In reading these passages from the Book of Samuel (originally one book in Hebrew) that are stories about David, it
is disconcerting at first to find that they don’t fit together (Dr. Walter Brueggemann says that about all of Scripture). Pieces seem to be missing. We want our childhood hero, who slayed Goliath with a slingshot, to be all of a piece. We don’t want to hear that Elhanan did it in 2 Samuel 21:19. We want to see some resemblance in David's old age to that magnificent impression that Michelangelo left us in Florence.
But then, I guess there will be lots of different stories told at our funerals, too, and many of them will be suppressed out of respect for the surviving relatives. Some will be folklore and not true at all.

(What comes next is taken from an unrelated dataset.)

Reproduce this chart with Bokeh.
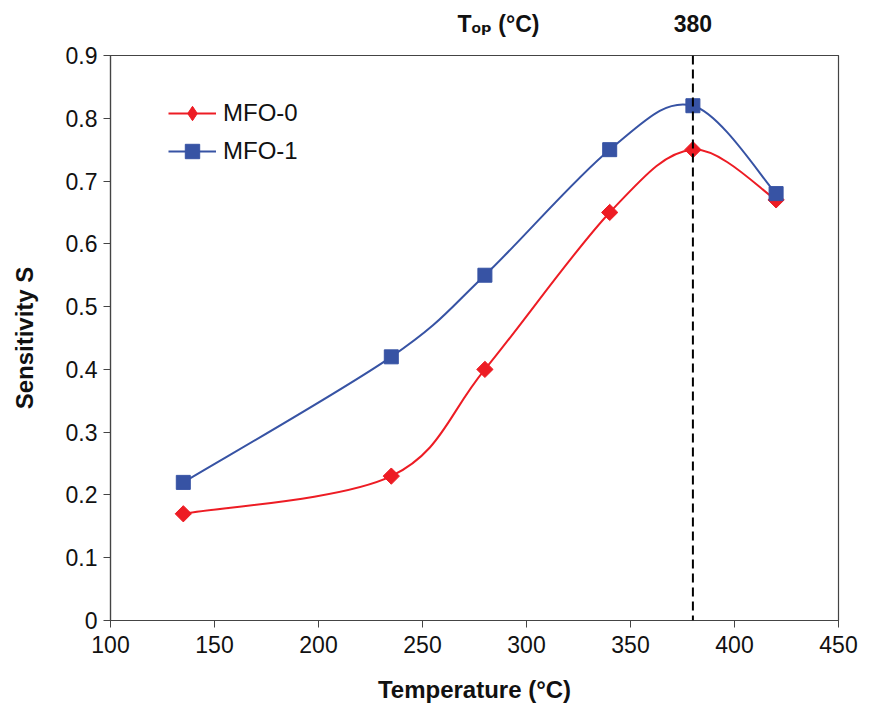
import math
from bokeh.plotting import figure
from bokeh.models import (LinearAxis, FixedTicker, Range1d, Span, Legend, LegendItem, ColumnDataSource)
from bokeh.embed import file_html
from bokeh.resources import INLINE

# ---- data ----
temperature = [135, 235, 280, 340, 380, 420]
mfo0 = [0.17, 0.23, 0.40, 0.65, 0.75, 0.67]
mfo1 = [0.22, 0.42, 0.55, 0.75, 0.82, 0.68]
series_names = ["MFO-0", "MFO-1"]
x_ticks = [100, 150, 200, 250, 300, 350, 400, 450]
y_ticks = [0, 0.1, 0.2, 0.3, 0.4, 0.5, 0.6, 0.7, 0.8, 0.9]
t_op = 380
top_title = "T\u2092\u209a (°C)"
top_title_pos = 286.5  # where the title sits along the top axis

RED = "#ED1C24"
BLUE = "#3753A4"
AXIS = "#444444"
TXT = "#111111"
FONT = "Liberation Sans"


def bezier_segments(xs, ys):
    """Smoothed (Catmull-Rom style) control points between consecutive points."""
    n = len(xs)
    d = dict(x0=[], y0=[], x1=[], y1=[], cx0=[], cy0=[], cx1=[], cy1=[])
    for i in range(n - 1):
        xm, ym = (xs[i - 1], ys[i - 1]) if i > 0 else (xs[i], ys[i])
        xp, yp = (xs[i + 2], ys[i + 2]) if i + 2 < n else (xs[i + 1], ys[i + 1])
        d["x0"].append(xs[i]); d["y0"].append(ys[i])
        d["x1"].append(xs[i + 1]); d["y1"].append(ys[i + 1])
        d["cx0"].append(xs[i] + (xs[i + 1] - xm) / 6.0)
        d["cy0"].append(ys[i] + (ys[i + 1] - ym) / 6.0)
        d["cx1"].append(xs[i + 1] - (xp - xs[i]) / 6.0)
        d["cy1"].append(ys[i + 1] - (yp - ys[i]) / 6.0)
    return ColumnDataSource(d)


p = figure(width=862, height=707, output_backend="svg", toolbar_location=None,
           x_range=Range1d(100, 450), y_range=Range1d(0, 0.9),
           min_border_left=110, min_border_right=24, min_border_top=55, min_border_bottom=87)
p.grid.visible = False
p.outline_line_color = AXIS
p.outline_line_width = 1.2
p.background_fill_color = "white"
p.border_fill_color = "white"

# axes
p.xaxis.ticker = FixedTicker(ticks=x_ticks)
p.yaxis.ticker = FixedTicker(ticks=y_ticks)
p.yaxis.major_label_overrides = {0: "0"}
for ax in (p.xaxis[0], p.yaxis[0]):
    ax.axis_line_color = AXIS
    ax.axis_line_width = 1.2
    ax.major_tick_line_color = AXIS
    ax.major_tick_in = 0
    ax.major_tick_out = 7
    ax.minor_tick_line_color = None
    ax.major_label_text_font = FONT
    ax.major_label_text_font_size = "23px"
    ax.major_label_text_color = TXT
    ax.axis_label_text_font = FONT
    ax.axis_label_text_font_size = "24px"
    ax.axis_label_text_font_style = "bold"
    ax.axis_label_text_color = TXT
p.xaxis.axis_label = "Temperature (°C)"
p.yaxis.axis_label = "Sensitivity S"
p.xaxis.major_label_standoff = 8
p.xaxis.axis_label_standoff = 20
p.yaxis.major_label_standoff = 6
p.yaxis.axis_label_standoff = 25

# top axis: carries the "380" mark and the T_op title on the same row
top = LinearAxis(ticker=FixedTicker(ticks=[top_title_pos, t_op]),
                 major_label_overrides={top_title_pos: top_title, t_op: str(t_op)})
top.axis_line_color = AXIS
top.axis_line_width = 1.2
top.major_tick_line_color = None
top.minor_tick_line_color = None
top.major_label_text_font = FONT + ", DejaVu Sans"
top.major_label_text_font_size = "23px"
top.major_label_text_font_style = "bold"
top.major_label_text_color = TXT
top.major_label_standoff = 13
p.add_layout(top, "above")

# vertical dashed line at T_op
p.add_layout(Span(location=t_op, dimension="height", line_color="black",
                  line_dash="9 5", line_width=2))

# curves
src0 = bezier_segments(temperature, mfo0)
src1 = bezier_segments(temperature, mfo1)
b0 = p.bezier(x0="x0", y0="y0", x1="x1", y1="y1", cx0="cx0", cy0="cy0", cx1="cx1", cy1="cy1",
              source=src0, line_color=RED, line_width=2)
b1 = p.bezier(x0="x0", y0="y0", x1="x1", y1="y1", cx0="cx0", cy0="cy0", cx1="cx1", cy1="cy1",
              source=src1, line_color=BLUE, line_width=2)
# tiny diamond layer (hidden beneath the real markers) that supplies the legend glyph
d0 = p.scatter(temperature, mfo0, marker="diamond", size=1, fill_color=RED, line_color=RED)
s0 = p.scatter(temperature, mfo0, marker="square", angle=math.pi / 4, size=11.5,
               fill_color=RED, line_color=RED)
s1 = p.scatter(temperature, mfo1, marker="square", size=14, fill_color=BLUE, line_color=BLUE)

legend = Legend(items=[LegendItem(label=series_names[0], renderers=[b0, d0]),
                       LegendItem(label=series_names[1], renderers=[b1, s1])],
                location=(58, 451))
legend.border_line_color = None
legend.background_fill_alpha = 0
legend.label_text_font = FONT
legend.label_text_font_size = "24px"
legend.label_text_color = TXT
legend.glyph_width = 48
legend.glyph_height = 36
legend.label_height = 36
legend.spacing = 2
legend.margin = 0
legend.padding = 0
legend.label_standoff = 7
p.add_layout(legend)

open("out.html", "w").write(file_html(p, INLINE))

Not many lives are all of a piece. Not many are free from shadows and wounds and dark places. We just had the ferocious example of Samson In the previous passages from Dr. Beal’s book. Are we shocked more by David’s sending Uriah the Hittite into the front lines to be killed so he can marry Bathsheba or by Samson’s slaughtering a thousand Philistine’s with a jawbone?
Some things CAN be explained. Too bad the deceased are not there to do so if the stories turn ugly. Saul has this wonderful relationship with David when he has him play the lyre during his terrifying bo uts of illness; but then he doesn’t seem to know who he is when he first goes out against the Philistines, and then Saul tries to kill David a short time later. All this can be explained, I guess, by Saul’s deteriorating mental condition, especially since the favor of God left him and God rejects him from being king over Israel.
What may be the preposterous truth in these passages is that God does not give up on his people. He works through imperfect people, through strangers and non-Israelites, through adulterers and murderers and unfaithful, angry, blasphemous people! The sins and weaknesses of a Samson, a Saul, and a David have serious consequences—despite attempts of repentance, fasting and prayer (David’s child that he conceived with Bathsheba, dies, as Nathan foretold). But God will not be thwarted. Solomon is born, and so, eventually, ages and ages in the future, is Jesus—from the line of David!
Some good will come of this creation!